When it comes to living in the Executive Mansion, the First Lady tells Time magazine for its latest issue, on sale Friday, “It has been the greatest single benefit of this for us as a family. It means that we see each other every day. And that hasn’t happened for most of the kids’ lifetime.”

As the wife of Illinois’s junior senator, Mrs. Obama was once asked if she would consider a move to Washington, D.C. “I was like, no,” she remembers. Now, she’s enjoying having the man of the house at home.

“It’s rare [for most families] to have dad at home for dinner, to see him in the mornings, to have him there when you go to bed at night, just to be able to have the casual conversations that happen about life at dinnertime,” says Mrs. Obama. “That’s been terrific. It’s normal. It’s more normal than we’ve had for a very long time

President Takes ‘Michelle Time’

Still, it is the White House. On maintaining their perspective and keeping the family intact, Mrs. Obama says, “We stay 100 percent in their world all the time. And I don’t know if you understand that, but their lives are very disconnected from this [place]. You can do that with kids when they are young, because they just don’t care.”

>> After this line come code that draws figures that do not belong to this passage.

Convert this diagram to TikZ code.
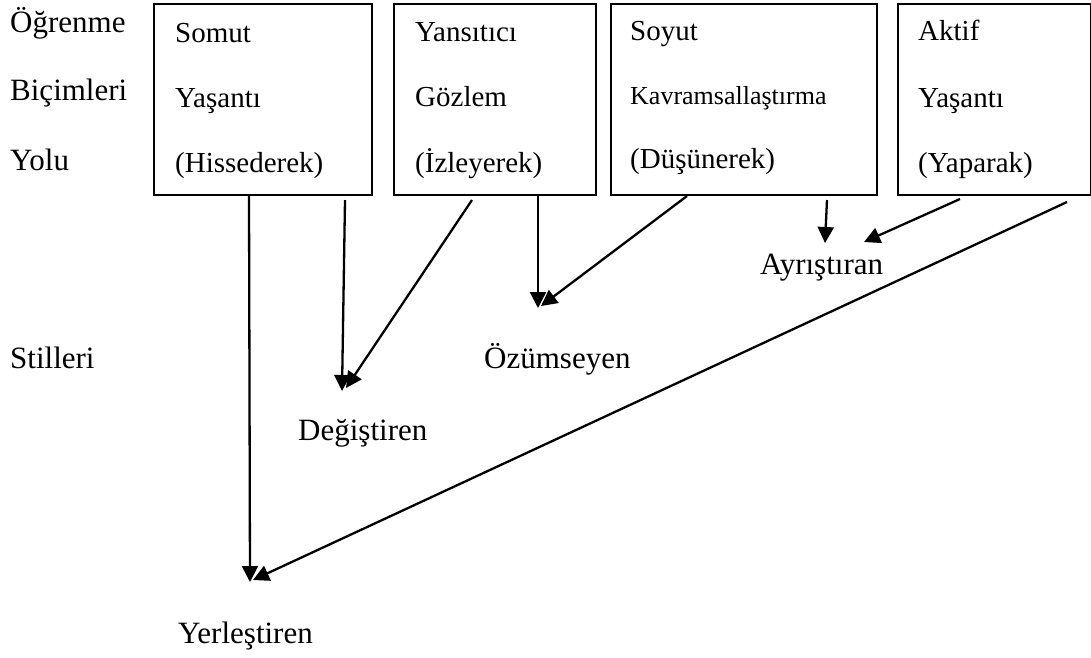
\documentclass[tikz,border=0pt]{standalone}
\usepackage{fontspec}
\setmainfont{Liberation Serif}
\usetikzlibrary{arrows.meta,calc}
\begin{document}
\begin{tikzpicture}[x=1pt,y=-1pt,
  boxnode/.style={draw,line width=2pt,anchor=north west,inner sep=0pt},
  lbl/.style={anchor=base west,inner sep=0pt,font=\fontsize{31}{37}\selectfont},
  btxt/.style={anchor=base west,inner sep=0pt,font=\fontsize{29}{35}\selectfont},
  stxt/.style={anchor=base west,inner sep=0pt,font=\fontsize{26}{31}\selectfont},
  arr/.style={line width=2.3pt,-{Triangle[length=16pt,width=16pt]}}]
\useasboundingbox (0,0) rectangle (1091,657);
% left labels
\node[lbl] (l1) at (10,32) {Öğrenme};
\node[lbl] (l2) at (10,100) {Biçimleri};
\node[lbl] (l3) at (10,170) {Yolu};
\node[lbl] (l4) at (10,368) {Stilleri};
% boxes
\node[boxnode,minimum width=218pt,minimum height=191pt] (b1) at (153,3) {};
\node[boxnode,minimum width=202pt,minimum height=191pt] (b2) at (393,3) {};
\node[boxnode,minimum width=266pt,minimum height=191pt] (b3) at (610,3) {};
\node[boxnode,minimum width=193pt,minimum height=191pt] (b4) at (897,3) {};
% box texts
\node[btxt] (b1a) at (175,42) {Somut};
\node[btxt] (b1b) at (175,107) {Yaşantı};
\node[btxt] (b1c) at (175,172) {(Hissederek)};
\node[btxt] (b2a) at (415,41) {Yansıtıcı};
\node[btxt] (b2b) at (415,106) {Gözlem};
\node[btxt] (b2c) at (415,172) {(İzleyerek)};
\node[btxt] (b3a) at (630,40) {Soyut};
\node[stxt] (b3b) at (630,104) {Kavramsallaştırma};
\node[btxt] (b3c) at (630,168) {(Düşünerek)};
\node[btxt] (b4a) at (918,40) {Aktif};
\node[btxt] (b4b) at (918,107) {Yaşantı};
\node[btxt] (b4c) at (918,172) {(Yaparak)};
% style labels
\node[lbl] (ay) at (760,274) {Ayrıştıran};
\node[lbl] (oz) at (484,368) {Özümseyen};
\node[lbl] (de) at (298,440) {Değiştiren};
\node[lbl] (ye) at (178,643) {Yerleştiren};
% arrow targets
\coordinate (tye1) at (250,582);
\coordinate (tye2) at (253,580);
\coordinate (tde1) at (342,391);
\coordinate (tde2) at (346,388);
\coordinate (toz1) at (538,308);
\coordinate (toz2) at (541,306);
\coordinate (tay1) at (825,243);
\coordinate (tay2) at (864,242);
% arrows
\draw[arr] ($(b1.south west)+(96,0)$) -- (tye1);
\draw[arr] ($(b1.south west)+(192,4)$) -- (tde1);
\draw[arr] ($(b2.south west)+(79,4)$) -- (tde2);
\draw[arr] ($(b2.south west)+(145,0)$) -- (toz1);
\draw[arr] ($(b3.south west)+(77,0)$) -- (toz2);
\draw[arr] ($(b3.south west)+(217,4)$) -- (tay1);
\draw[arr] ($(b4.south west)+(63,3)$) -- (tay2);
\draw[arr] ($(b4.south west)+(170,6)$) -- (tye2);
\end{tikzpicture}
\end{document}
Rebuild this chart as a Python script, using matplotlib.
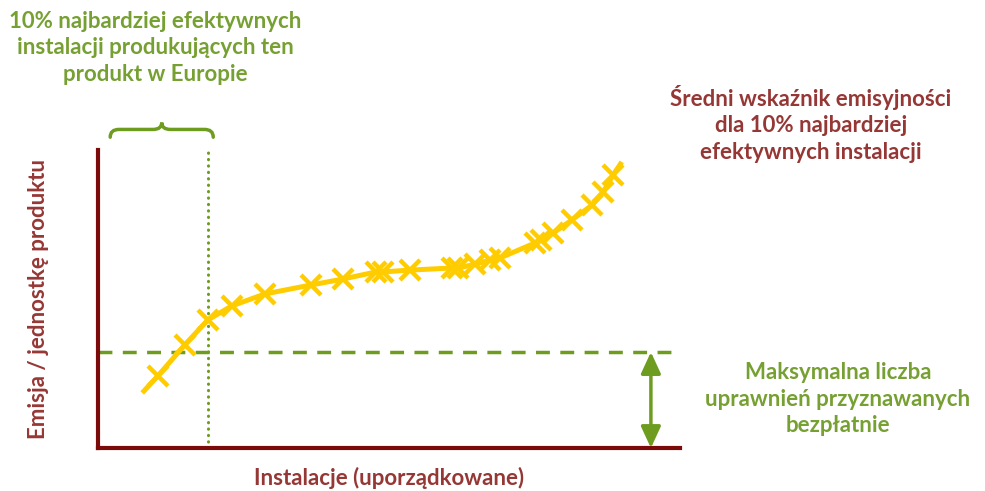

The Chief Executive agrees. “Among the many wonderful things about being President,” Barack Obama tells Time, “the best is that I get to live above the office and see Michelle and the kids every day. I see them in the morning. We have dinner every night. It is the thing that sustains me.”

He also takes work breaks for what he terms “Michelle time,” when retreats from his office to the residence. Every now and then, his wife shows up in the West Wing with family dog Bo or the kids for what the magazine calls “a brief but lively interruption.”

“And if the kids really, really need to see him, they can,” she says. “They’re free to walk in. They’re welcome wherever they want to go around here.”